Task objective → Copy nothing but the part that opens with the line containing "Emit a Python" and closes with the line containing "ax.spines[s].set_linewidth(1.4)". Do not include pictures.

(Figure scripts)
+===+
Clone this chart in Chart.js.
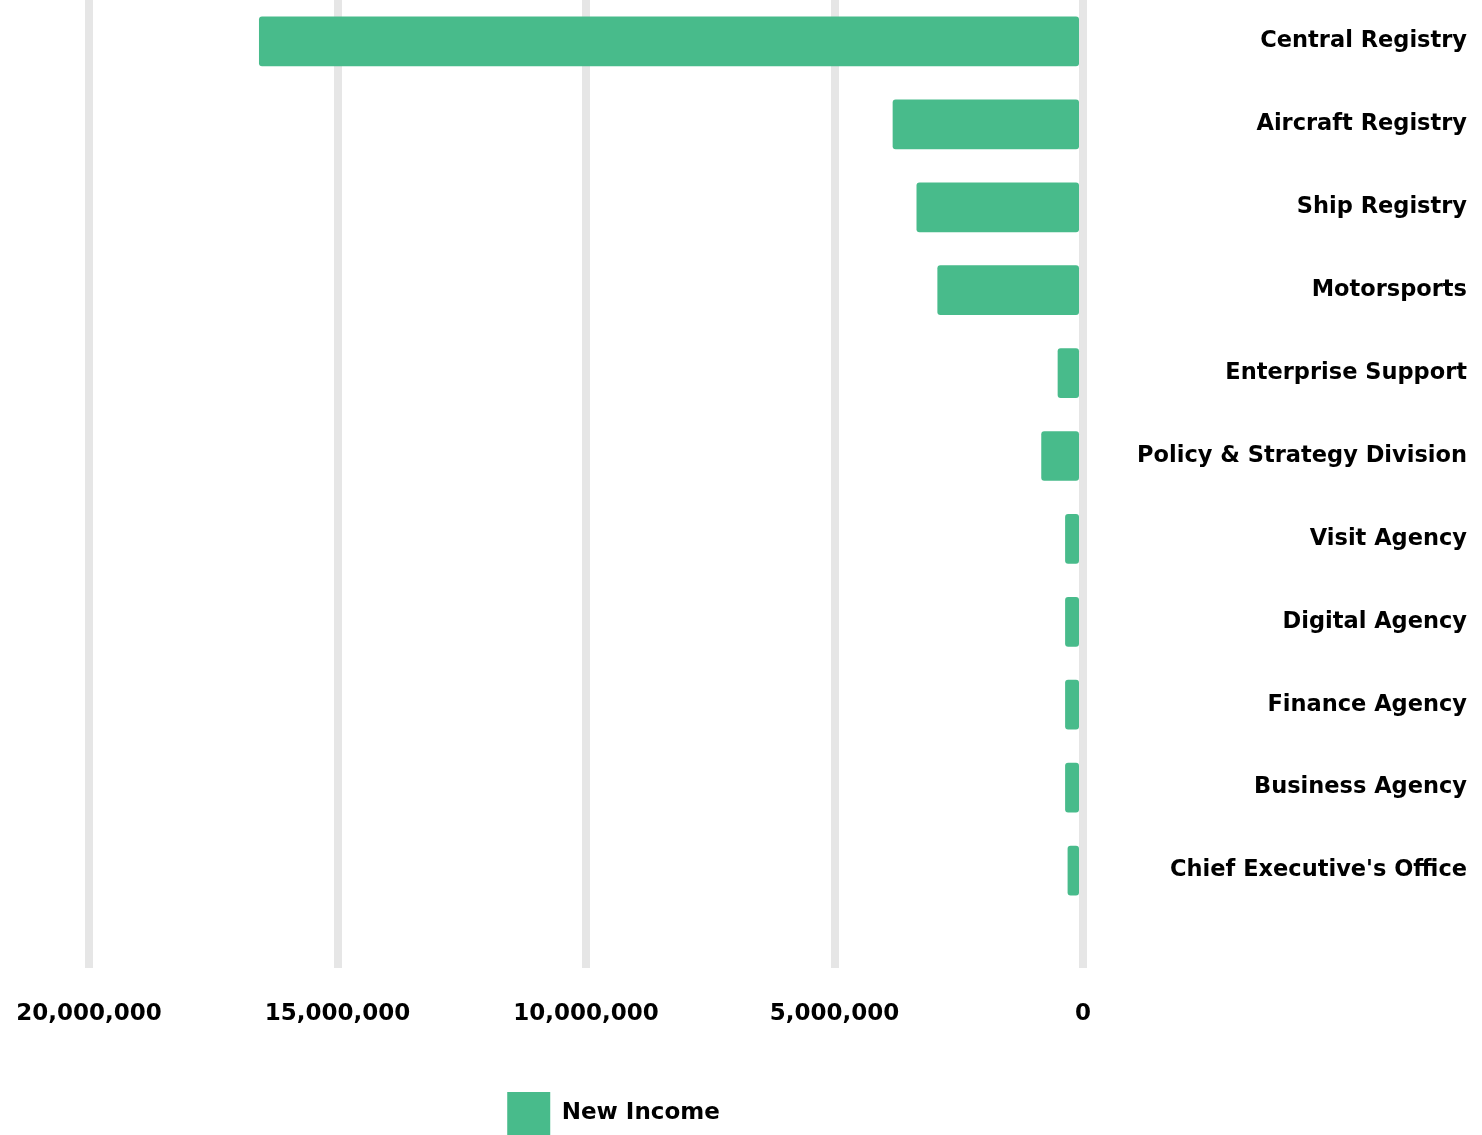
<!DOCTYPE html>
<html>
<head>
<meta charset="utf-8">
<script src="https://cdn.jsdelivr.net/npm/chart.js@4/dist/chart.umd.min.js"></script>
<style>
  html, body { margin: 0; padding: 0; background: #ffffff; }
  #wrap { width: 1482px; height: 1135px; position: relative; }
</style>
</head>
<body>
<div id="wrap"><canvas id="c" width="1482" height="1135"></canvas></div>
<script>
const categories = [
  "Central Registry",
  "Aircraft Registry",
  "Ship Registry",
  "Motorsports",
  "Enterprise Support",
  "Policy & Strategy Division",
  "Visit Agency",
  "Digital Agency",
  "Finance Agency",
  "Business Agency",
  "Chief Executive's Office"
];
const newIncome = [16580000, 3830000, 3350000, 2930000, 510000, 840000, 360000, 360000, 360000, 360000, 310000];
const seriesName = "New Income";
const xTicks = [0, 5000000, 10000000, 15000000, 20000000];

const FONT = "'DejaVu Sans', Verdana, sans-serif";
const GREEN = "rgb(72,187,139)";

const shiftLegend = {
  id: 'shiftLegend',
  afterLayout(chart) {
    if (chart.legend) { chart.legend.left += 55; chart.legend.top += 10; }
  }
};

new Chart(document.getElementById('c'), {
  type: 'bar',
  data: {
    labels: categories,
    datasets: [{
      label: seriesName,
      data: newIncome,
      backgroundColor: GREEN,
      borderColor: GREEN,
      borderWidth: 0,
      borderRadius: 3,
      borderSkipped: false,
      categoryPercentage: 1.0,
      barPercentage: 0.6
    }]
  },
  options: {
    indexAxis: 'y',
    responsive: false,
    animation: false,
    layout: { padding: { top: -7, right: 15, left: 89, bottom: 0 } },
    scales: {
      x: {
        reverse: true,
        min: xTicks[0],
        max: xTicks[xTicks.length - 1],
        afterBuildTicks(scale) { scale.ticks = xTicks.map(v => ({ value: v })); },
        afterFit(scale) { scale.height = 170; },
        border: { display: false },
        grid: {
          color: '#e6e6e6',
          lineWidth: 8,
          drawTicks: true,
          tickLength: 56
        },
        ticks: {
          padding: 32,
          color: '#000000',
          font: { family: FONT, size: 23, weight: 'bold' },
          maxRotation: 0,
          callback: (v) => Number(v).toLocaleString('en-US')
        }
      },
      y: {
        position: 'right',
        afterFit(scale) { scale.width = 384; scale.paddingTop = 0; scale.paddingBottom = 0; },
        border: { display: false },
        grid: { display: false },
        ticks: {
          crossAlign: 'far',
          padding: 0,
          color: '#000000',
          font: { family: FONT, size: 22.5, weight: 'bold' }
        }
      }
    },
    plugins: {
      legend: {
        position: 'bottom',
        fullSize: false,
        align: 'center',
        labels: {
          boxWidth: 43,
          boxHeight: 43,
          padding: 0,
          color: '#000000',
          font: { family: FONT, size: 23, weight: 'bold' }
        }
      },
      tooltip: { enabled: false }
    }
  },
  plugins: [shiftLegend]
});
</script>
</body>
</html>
+===+
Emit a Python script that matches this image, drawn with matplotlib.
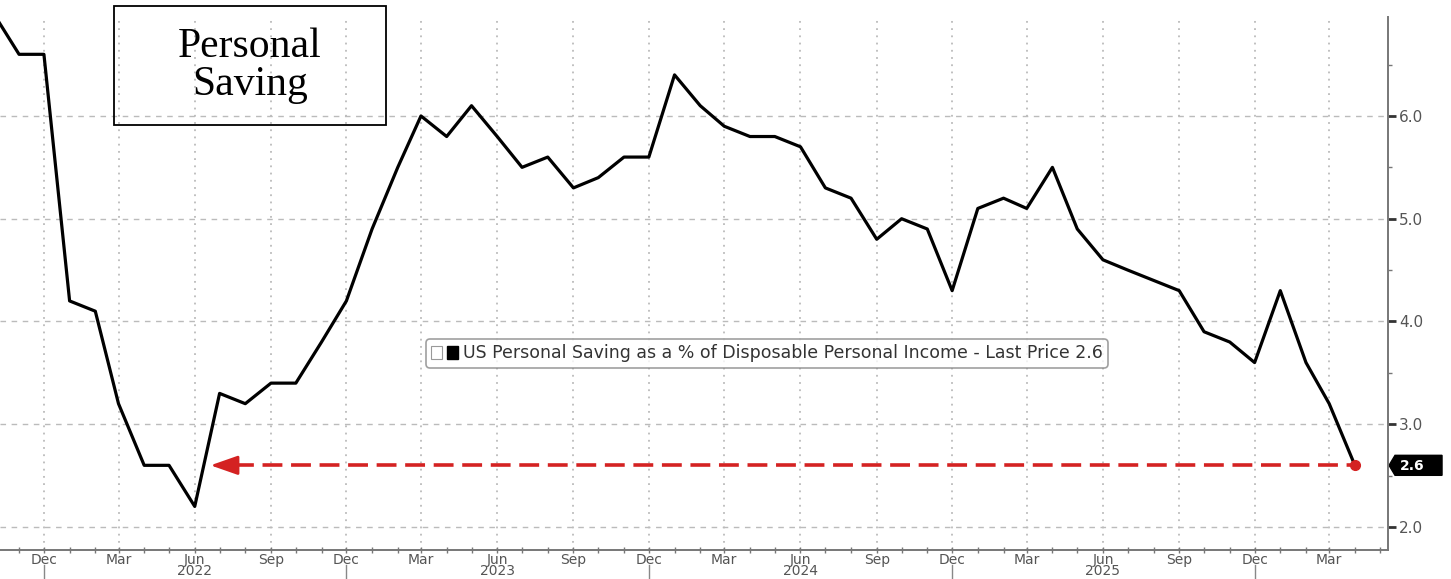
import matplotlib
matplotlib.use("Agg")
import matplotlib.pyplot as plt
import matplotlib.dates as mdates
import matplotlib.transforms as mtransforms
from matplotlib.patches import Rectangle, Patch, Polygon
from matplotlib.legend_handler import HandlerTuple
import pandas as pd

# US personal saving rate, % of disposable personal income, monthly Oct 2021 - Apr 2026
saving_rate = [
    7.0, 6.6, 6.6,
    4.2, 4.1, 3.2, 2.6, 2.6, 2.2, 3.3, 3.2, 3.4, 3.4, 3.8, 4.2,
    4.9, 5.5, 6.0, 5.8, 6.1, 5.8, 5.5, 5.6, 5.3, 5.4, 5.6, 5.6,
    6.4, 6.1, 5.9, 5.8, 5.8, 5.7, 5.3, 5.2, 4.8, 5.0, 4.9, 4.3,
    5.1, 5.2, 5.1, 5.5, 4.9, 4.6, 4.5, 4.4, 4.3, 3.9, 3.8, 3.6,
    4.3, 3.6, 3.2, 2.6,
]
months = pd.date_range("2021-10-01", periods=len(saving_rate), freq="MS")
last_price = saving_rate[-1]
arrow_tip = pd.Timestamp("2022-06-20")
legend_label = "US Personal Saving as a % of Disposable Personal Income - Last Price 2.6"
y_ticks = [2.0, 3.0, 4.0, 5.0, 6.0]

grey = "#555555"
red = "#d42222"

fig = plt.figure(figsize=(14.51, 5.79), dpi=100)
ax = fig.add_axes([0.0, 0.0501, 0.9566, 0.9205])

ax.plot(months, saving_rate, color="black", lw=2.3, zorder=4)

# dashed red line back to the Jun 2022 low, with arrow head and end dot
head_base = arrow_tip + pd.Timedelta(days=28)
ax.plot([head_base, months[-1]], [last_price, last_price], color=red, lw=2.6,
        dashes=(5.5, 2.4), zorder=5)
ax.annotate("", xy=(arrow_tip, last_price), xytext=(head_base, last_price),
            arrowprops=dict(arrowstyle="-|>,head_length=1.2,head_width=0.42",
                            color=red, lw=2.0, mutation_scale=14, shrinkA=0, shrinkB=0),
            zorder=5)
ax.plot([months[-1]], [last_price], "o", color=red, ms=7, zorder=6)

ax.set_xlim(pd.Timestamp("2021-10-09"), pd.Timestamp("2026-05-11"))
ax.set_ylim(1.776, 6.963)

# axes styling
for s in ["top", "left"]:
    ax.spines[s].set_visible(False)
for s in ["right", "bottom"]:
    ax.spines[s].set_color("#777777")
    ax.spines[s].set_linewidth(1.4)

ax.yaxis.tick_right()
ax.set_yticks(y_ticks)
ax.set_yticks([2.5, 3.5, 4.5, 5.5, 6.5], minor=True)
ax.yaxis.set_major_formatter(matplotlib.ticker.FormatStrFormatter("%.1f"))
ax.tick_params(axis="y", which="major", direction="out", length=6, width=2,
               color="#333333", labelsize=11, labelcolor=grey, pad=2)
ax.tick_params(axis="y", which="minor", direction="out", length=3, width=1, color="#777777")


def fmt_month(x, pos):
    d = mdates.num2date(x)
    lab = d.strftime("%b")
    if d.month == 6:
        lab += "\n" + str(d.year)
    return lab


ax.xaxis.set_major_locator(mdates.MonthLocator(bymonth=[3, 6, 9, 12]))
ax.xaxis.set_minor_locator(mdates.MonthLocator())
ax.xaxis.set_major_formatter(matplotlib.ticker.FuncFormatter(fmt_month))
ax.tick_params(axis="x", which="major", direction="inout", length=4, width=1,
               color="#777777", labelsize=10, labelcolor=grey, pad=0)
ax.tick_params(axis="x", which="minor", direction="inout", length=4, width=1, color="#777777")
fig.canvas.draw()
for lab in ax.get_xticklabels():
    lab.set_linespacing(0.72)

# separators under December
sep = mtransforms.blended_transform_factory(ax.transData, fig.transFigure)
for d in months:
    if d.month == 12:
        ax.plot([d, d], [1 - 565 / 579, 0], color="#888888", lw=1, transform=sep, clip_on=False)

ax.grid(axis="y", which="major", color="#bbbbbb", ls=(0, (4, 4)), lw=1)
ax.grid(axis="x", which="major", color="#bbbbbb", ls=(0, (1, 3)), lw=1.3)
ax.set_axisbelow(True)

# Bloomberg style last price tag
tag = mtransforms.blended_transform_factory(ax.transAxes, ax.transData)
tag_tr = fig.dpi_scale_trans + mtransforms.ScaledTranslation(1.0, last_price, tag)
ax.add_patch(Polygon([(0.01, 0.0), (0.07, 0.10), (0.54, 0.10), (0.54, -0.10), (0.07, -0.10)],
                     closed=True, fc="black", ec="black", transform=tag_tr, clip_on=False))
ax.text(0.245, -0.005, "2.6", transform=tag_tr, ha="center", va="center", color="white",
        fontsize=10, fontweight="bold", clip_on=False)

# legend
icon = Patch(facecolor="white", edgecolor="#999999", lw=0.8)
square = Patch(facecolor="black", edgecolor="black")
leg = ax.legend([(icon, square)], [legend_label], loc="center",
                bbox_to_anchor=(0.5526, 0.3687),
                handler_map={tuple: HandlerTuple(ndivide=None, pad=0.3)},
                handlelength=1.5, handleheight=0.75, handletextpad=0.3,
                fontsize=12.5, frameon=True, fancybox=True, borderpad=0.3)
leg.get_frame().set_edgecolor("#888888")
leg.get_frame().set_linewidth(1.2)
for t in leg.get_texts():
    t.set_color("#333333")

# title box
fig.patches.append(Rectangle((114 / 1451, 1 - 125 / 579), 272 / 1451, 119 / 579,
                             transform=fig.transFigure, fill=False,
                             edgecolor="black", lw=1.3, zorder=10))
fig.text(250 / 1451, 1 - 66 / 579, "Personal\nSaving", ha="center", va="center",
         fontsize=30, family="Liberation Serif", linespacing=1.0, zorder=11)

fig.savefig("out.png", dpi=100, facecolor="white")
+===+
Result of this task →
Emit a Python script that matches this image, drawn with matplotlib.
import matplotlib
matplotlib.use("Agg")
import matplotlib.pyplot as plt
import matplotlib.dates as mdates
import matplotlib.transforms as mtransforms
from matplotlib.patches import Rectangle, Patch, Polygon
from matplotlib.legend_handler import HandlerTuple
import pandas as pd

# US personal saving rate, % of disposable personal income, monthly Oct 2021 - Apr 2026
saving_rate = [
    7.0, 6.6, 6.6,
    4.2, 4.1, 3.2, 2.6, 2.6, 2.2, 3.3, 3.2, 3.4, 3.4, 3.8, 4.2,
    4.9, 5.5, 6.0, 5.8, 6.1, 5.8, 5.5, 5.6, 5.3, 5.4, 5.6, 5.6,
    6.4, 6.1, 5.9, 5.8, 5.8, 5.7, 5.3, 5.2, 4.8, 5.0, 4.9, 4.3,
    5.1, 5.2, 5.1, 5.5, 4.9, 4.6, 4.5, 4.4, 4.3, 3.9, 3.8, 3.6,
    4.3, 3.6, 3.2, 2.6,
]
months = pd.date_range("2021-10-01", periods=len(saving_rate), freq="MS")
last_price = saving_rate[-1]
arrow_tip = pd.Timestamp("2022-06-20")
legend_label = "US Personal Saving as a % of Disposable Personal Income - Last Price 2.6"
y_ticks = [2.0, 3.0, 4.0, 5.0, 6.0]

grey = "#555555"
red = "#d42222"

fig = plt.figure(figsize=(14.51, 5.79), dpi=100)
ax = fig.add_axes([0.0, 0.0501, 0.9566, 0.9205])

ax.plot(months, saving_rate, color="black", lw=2.3, zorder=4)

# dashed red line back to the Jun 2022 low, with arrow head and end dot
head_base = arrow_tip + pd.Timedelta(days=28)
ax.plot([head_base, months[-1]], [last_price, last_price], color=red, lw=2.6,
        dashes=(5.5, 2.4), zorder=5)
ax.annotate("", xy=(arrow_tip, last_price), xytext=(head_base, last_price),
            arrowprops=dict(arrowstyle="-|>,head_length=1.2,head_width=0.42",
                            color=red, lw=2.0, mutation_scale=14, shrinkA=0, shrinkB=0),
            zorder=5)
ax.plot([months[-1]], [last_price], "o", color=red, ms=7, zorder=6)

ax.set_xlim(pd.Timestamp("2021-10-09"), pd.Timestamp("2026-05-11"))
ax.set_ylim(1.776, 6.963)

# axes styling
for s in ["top", "left"]:
    ax.spines[s].set_visible(False)
for s in ["right", "bottom"]:
    ax.spines[s].set_color("#777777")
    ax.spines[s].set_linewidth(1.4)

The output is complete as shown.